How to reduce the number of lessons you need
The easiest way to get better value from driving lessons is to stay consistent. Long gaps between lessons often mean lost momentum. Regular sessions, with practice in between, usually lead to steadier improvement.
It also helps to treat each lesson as part of a bigger plan. If you know your focus is roundabouts, lane changes, or parking, you can practise those exact skills between lessons rather than just driving around without a purpose.
Ask questions when something does not make sense. Beginners often stay quiet because they do not want to look unsure, but that only slows things down. Clear instruction works best when the learner understands the reason behind it.
Try not to compare your progress with friends or siblings either. One person may pass quickly and still be a shaky driver. Another may take longer and come out far more prepared.

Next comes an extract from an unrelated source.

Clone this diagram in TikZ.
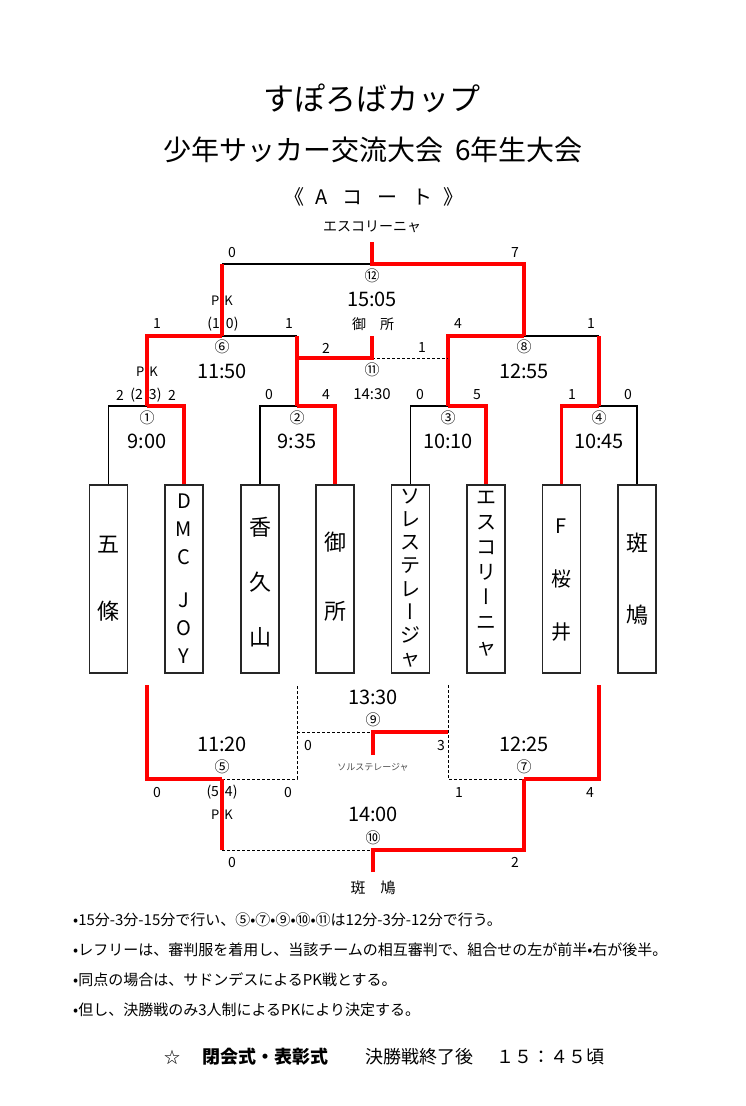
\documentclass[tikz,border=0pt]{standalone}
\usepackage{fontspec}
\setmainfont{Noto Sans CJK JP}
\newfontfamily\tatefont[RawFeature=+vert]{Noto Sans CJK JP}
\usetikzlibrary{calc}

\newcommand{\jfs}[1]{\fontsize{#1}{#1}\selectfont}
\newcommand{\tbar}{{\tatefont ー}}
\newcommand{\maru}[1]{\ifcase#1\or ①\or ②\or ③\or ④\or ⑤\or ⑥\or ⑦\or ⑧\or ⑨\or ⑩\or ⑪\or ⑫\fi}

\begin{document}
\begin{tikzpicture}[x=1pt,y=-1pt,
    win/.style={draw=red,line width=3.4pt},
    lose/.style={draw=black,line width=1.6pt},
    skip/.style={draw=black,line width=1pt,dash pattern=on 3pt off 2pt},
    teambox/.style={draw=black!85,line width=1.3pt,minimum width=38pt,minimum height=188pt,inner sep=0pt},
    score/.style={font=\jfs{14},inner sep=0pt},
    clock/.style={font=\jfs{20},inner sep=0pt},
    mno/.style={font=\jfs{15},inner sep=0pt},
    note/.style={font=\jfs{15},anchor=west,inner sep=0pt}]
  \useasboundingbox (0,0) rectangle (746,1106);

  % titles
  \node[font=\jfs{31}] (title) at (372,98) {すぽろばカップ};
  \node[font=\jfs{28}] (sub) at (373,150) {少年サッカー交流大会\hspace{12pt}6年生大会};
  \node[font=\jfs{20}] (court) at (374,197) {《\hspace{11pt}A\hspace{15pt}コ\hspace{15pt}ー\hspace{15pt}ト\hspace{11pt}》};
  \node[score] (champ) at (372,227) {エスコリーニャ};

  % teams
  \foreach \i/\x/\y/\f/\s/\name in {
      1/108.5/579/22/67/{五\\條},
      2/184/579/20/28/{D\\M\\C\\[15pt]J\\O\\Y},
      3/260/582/22/55/{香\\久\\山},
      4/335/577/22/69/{御\\所},
      5/410.5/578/20/23.2/{ソ\\レ\\ス\\テ\\レ\\\tbar\\ジ\\ャ},
      6/486/574/20/25/{エ\\ス\\コ\\リ\\\tbar\\ニ\\ャ},
      7/561.5/580/20/53/{F\\桜\\井},
      8/637/579/22/72/{斑\\鳩}} {
    \node[teambox] (t\i) at (\x,579) {};
    \node[font={\fontsize{\f}{\s}\selectfont},align=center,inner sep=0pt] (n\i) at (\x,\y) {\name};
  }

  % bracket points
  \coordinate (m1) at (147,406);
  \coordinate (m2) at (297,406);
  \coordinate (m3) at (448,406);
  \coordinate (m4) at (599,406);
  \coordinate (m6) at (222,336);
  \coordinate (m8) at (524,336);
  \coordinate (m11) at (372,358);
  \coordinate (w11) at (372,336);
  \coordinate (m12) at (372,264);
  \coordinate (w12) at (372,242);
  \coordinate (b1) at (147,685);
  \coordinate (b2) at (297,685);
  \coordinate (b3) at (448,685);
  \coordinate (b4) at (599,685);
  \coordinate (m5) at (222,779);
  \coordinate (m7) at (524,779);
  \coordinate (m9) at (373,732);
  \coordinate (w9) at (373,755);
  \coordinate (m10) at (373,850);
  \coordinate (w10) at (373,872);

  % first round
  \draw[lose] (t1.north) |- (m1);
  \draw[win] (m1) -| (t2.north);
  \draw[lose] (t3.north) |- (m2);
  \draw[win] (m2) -| (t4.north);
  \draw[lose] (t5.north) |- (m3);
  \draw[win] (m3) -| (t6.north);
  \draw[lose] (m4) -| (t8.north);
  \draw[win] (t7.north) |- (m4);

  % semi finals
  \draw[lose] (m6) -- (m2 |- m6);
  \draw[win] (m1) |- (m6);
  \draw[win] (m2) -- (m2 |- m6);
  \draw[lose] (m8) -- (m4 |- m8);
  \draw[win] (m3) |- (m8);
  \draw[win] (m4) -- (m4 |- m8);

  % third place and final
  \draw[skip] (m11) -- (m3 |- m11);
  \draw[win] (m2 |- m11) -- (m11) -- (w11);
  \draw[lose] (m6 |- m12) -- (m12);
  \draw[win] (m6) -- (m6 |- m12);
  \draw[win] (w12) -- (m12) -| (m8);

  % lower bracket
  \draw[skip] (m5) -| (b2);
  \draw[win] (b1) |- (m5);
  \draw[skip] (b3) |- (m7);
  \draw[win] (m7) -| (b4);
  \draw[skip] (b2 |- m9) -- (m9);
  \draw[win] (w9) -- (m9) -- (b3 |- m9);
  \draw[skip] (m5 |- m10) -- (m10);
  \draw[win] (m5) -- (m5 |- m10);
  \draw[win] (w10) -- (m10) -| (m7);

  % scores
  \foreach \n/\x/\y/\t in {a/232/253/0, b/515/253/7, c/157/324/1, d/289/324/1,
      e/458/324/4, f/591/324/1, g/326/348/2, h/422/348/1, i/120/395/2, j/172/395/2,
      k/269/395/0, l/326/395/4, m/420/395/0, n/477/395/5, o/572/395/1, p/628/395/0,
      q/308/745/0, r/441/745/3, s/157/792/0, u/288/792/0, v/459/792/1, w/590/792/4,
      x/232/862/0, y/515/862/2}
    \node[score] (s\n) at (\x,\y) {\t};

  % match numbers and kick-off times
  \foreach \i/\x/\y in {1/147/418, 2/297/418, 3/448/418, 4/599/418, 6/222/347,
      8/524/347, 12/372/276, 11/372/370, 9/373/720, 5/222/767, 7/524/767, 10/373/838}
    \node[mno] (c\i) at (\x,\y) {\maru{\i}};
  \foreach \i/\x/\y/\t in {1/147/441/9:00, 2/297/441/9:35, 3/448/441/10:10,
      4/599/441/10:45, 6/222/371/11:50, 8/524/371/12:55, 12/372/299/15:05,
      9/373/697/13:30, 5/222/744/11:20, 7/524/744/12:25, 10/373/814/14:00}
    \node[clock] (k\i) at (\x,\y) {\t};
  \node[score,font=\jfs{15}] (k11) at (372,394) {14:30};

  % penalty kicks and winners
  \node[score] (venue) at (373,324) {御　所};
  \node[score,font=\jfs{13}] (pk6) at (222,301) {P\hspace{5pt}K};
  \node[score,font=\jfs{13}] (pk1) at (147,372) {P\hspace{5pt}K};
  \node[score,font=\jfs{13}] (pk5) at (222,815) {P\hspace{5pt}K};
  \node[score] (pen6) at (223,324) {(1\hspace{6pt}0)};
  \node[score] (pen1) at (146,395) {(2\hspace{6pt}3)};
  \node[score] (pen5) at (222,792) {(5\hspace{6pt}4)};
  \node[score,font=\jfs{9},text=black!70] (third) at (373,767) {ソルステレージャ};
  \node[score,font=\jfs{15}] (fifth) at (373,888) {斑　鳩};

  % notes
  \node[note] (r1) at (73,920) {•15分-3分-15分で行い、⑤•⑦•⑨•⑩•⑪は12分-3分-12分で行う。};
  \node[note] (r2) at (73,950) {•レフリーは、審判服を着用し、当該チームの相互審判で、組合せの左が前半•右が後半。};
  \node[note] (r3) at (73,980) {•同点の場合は、サドンデスによるPK戦とする。};
  \node[note] (r4) at (73,1010) {•但し、決勝戦のみ3人制によるPKにより決定する。};

  \node[font=\jfs{16}] (star) at (172,1057) {☆};
  \node[font=\jfs{18}\bfseries] (close) at (265,1057) {閉会式・表彰式};
  \node[font=\jfs{18}] (after) at (419,1057) {決勝戦終了後};
  \node[font=\jfs{18}] (end) at (550,1057) {１５：４５頃};
\end{tikzpicture}
\end{document}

Safe driving is not a race.
So, what is the best answer?
If you want a realistic starting point, many beginners benefit from around 10 to 25 professional lessons, depending on their confidence, skill level, and amount of private practice. Some will need fewer. Some will need more. What matters is not chasing a number. What matters is reaching the point where driving feels controlled, safe, and repeatable in real Perth conditions.
At North East Driving School Perth, that is the standard worth aiming for. Not just getting through a test, but building the confidence to handle everyday driving properly.
If you are just starting out, give yourself room to learn at your own pace. The right number of lessons is the number that helps you feel calm behind the wheel, make good decisions under pressure, and head into your test knowing you are genuinely ready.